#### WORK INSTRUCTIONS
Quote all of the data below exactly, please.

#### INFORMATION PROVIDED

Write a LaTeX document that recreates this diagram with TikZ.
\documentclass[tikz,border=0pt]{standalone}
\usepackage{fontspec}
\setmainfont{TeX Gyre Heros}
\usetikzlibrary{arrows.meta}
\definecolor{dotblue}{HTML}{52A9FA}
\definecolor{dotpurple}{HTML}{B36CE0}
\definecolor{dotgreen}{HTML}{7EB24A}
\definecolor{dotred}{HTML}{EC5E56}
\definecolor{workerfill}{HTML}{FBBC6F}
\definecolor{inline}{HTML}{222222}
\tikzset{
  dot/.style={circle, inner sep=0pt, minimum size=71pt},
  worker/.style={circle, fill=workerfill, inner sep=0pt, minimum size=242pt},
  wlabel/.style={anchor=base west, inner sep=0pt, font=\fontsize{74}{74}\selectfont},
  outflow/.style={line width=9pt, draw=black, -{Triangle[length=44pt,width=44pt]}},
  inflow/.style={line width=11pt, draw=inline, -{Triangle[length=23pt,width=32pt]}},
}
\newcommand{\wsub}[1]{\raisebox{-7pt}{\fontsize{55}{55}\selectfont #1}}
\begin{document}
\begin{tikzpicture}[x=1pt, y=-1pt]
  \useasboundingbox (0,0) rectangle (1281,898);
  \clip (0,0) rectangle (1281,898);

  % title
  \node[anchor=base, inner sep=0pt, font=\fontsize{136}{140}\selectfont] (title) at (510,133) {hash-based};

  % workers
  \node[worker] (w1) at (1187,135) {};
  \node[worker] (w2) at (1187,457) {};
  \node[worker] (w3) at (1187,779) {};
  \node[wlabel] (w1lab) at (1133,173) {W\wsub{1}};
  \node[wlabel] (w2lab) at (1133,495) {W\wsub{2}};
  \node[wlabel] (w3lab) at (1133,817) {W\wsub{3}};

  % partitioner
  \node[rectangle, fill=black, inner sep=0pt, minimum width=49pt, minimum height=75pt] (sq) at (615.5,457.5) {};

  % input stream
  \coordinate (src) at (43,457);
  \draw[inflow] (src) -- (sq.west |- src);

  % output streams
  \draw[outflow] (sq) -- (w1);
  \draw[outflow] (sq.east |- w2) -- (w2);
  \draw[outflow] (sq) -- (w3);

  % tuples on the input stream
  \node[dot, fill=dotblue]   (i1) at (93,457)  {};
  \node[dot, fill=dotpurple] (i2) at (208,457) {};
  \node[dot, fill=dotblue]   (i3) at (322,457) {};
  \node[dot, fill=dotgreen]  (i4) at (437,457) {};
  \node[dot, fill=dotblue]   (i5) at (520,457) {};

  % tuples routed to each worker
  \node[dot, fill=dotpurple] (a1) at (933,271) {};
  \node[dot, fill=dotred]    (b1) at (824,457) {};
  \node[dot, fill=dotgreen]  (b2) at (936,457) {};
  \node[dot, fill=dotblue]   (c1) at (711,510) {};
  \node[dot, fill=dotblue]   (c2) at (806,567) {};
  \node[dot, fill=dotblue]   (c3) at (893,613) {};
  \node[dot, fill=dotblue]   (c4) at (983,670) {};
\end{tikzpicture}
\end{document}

#### FINAL ANSWER
Write a LaTeX document that recreates this diagram with TikZ.
\documentclass[tikz,border=0pt]{standalone}
\usepackage{fontspec}
\setmainfont{TeX Gyre Heros}
\usetikzlibrary{arrows.meta}
\definecolor{dotblue}{HTML}{52A9FA}
\definecolor{dotpurple}{HTML}{B36CE0}
\definecolor{dotgreen}{HTML}{7EB24A}
\definecolor{dotred}{HTML}{EC5E56}
\definecolor{workerfill}{HTML}{FBBC6F}
\definecolor{inline}{HTML}{222222}
\tikzset{
  dot/.style={circle, inner sep=0pt, minimum size=71pt},
  worker/.style={circle, fill=workerfill, inner sep=0pt, minimum size=242pt},
  wlabel/.style={anchor=base west, inner sep=0pt, font=\fontsize{74}{74}\selectfont},
  outflow/.style={line width=9pt, draw=black, -{Triangle[length=44pt,width=44pt]}},
  inflow/.style={line width=11pt, draw=inline, -{Triangle[length=23pt,width=32pt]}},
}
\newcommand{\wsub}[1]{\raisebox{-7pt}{\fontsize{55}{55}\selectfont #1}}
\begin{document}
\begin{tikzpicture}[x=1pt, y=-1pt]
  \useasboundingbox (0,0) rectangle (1281,898);
  \clip (0,0) rectangle (1281,898);

  % title
  \node[anchor=base, inner sep=0pt, font=\fontsize{136}{140}\selectfont] (title) at (510,133) {hash-based};

  % workers
  \node[worker] (w1) at (1187,135) {};
  \node[worker] (w2) at (1187,457) {};
  \node[worker] (w3) at (1187,779) {};
  \node[wlabel] (w1lab) at (1133,173) {W\wsub{1}};
  \node[wlabel] (w2lab) at (1133,495) {W\wsub{2}};
  \node[wlabel] (w3lab) at (1133,817) {W\wsub{3}};

  % partitioner
  \node[rectangle, fill=black, inner sep=0pt, minimum width=49pt, minimum height=75pt] (sq) at (615.5,457.5) {};

  % input stream
  \coordinate (src) at (43,457);
  \draw[inflow] (src) -- (sq.west |- src);

  % output streams
  \draw[outflow] (sq) -- (w1);
  \draw[outflow] (sq.east |- w2) -- (w2);
  \draw[outflow] (sq) -- (w3);

  % tuples on the input stream
  \node[dot, fill=dotblue]   (i1) at (93,457)  {};
  \node[dot, fill=dotpurple] (i2) at (208,457) {};
  \node[dot, fill=dotblue]   (i3) at (322,457) {};
  \node[dot, fill=dotgreen]  (i4) at (437,457) {};
  \node[dot, fill=dotblue]   (i5) at (520,457) {};

  % tuples routed to each worker
  \node[dot, fill=dotpurple] (a1) at (933,271) {};
  \node[dot, fill=dotred]    (b1) at (824,457) {};
  \node[dot, fill=dotgreen]  (b2) at (936,457) {};
  \node[dot, fill=dotblue]   (c1) at (711,510) {};
  \node[dot, fill=dotblue]   (c2) at (806,567) {};
  \node[dot, fill=dotblue]   (c3) at (893,613) {};
  \node[dot, fill=dotblue]   (c4) at (983,670) {};
\end{tikzpicture}
\end{document}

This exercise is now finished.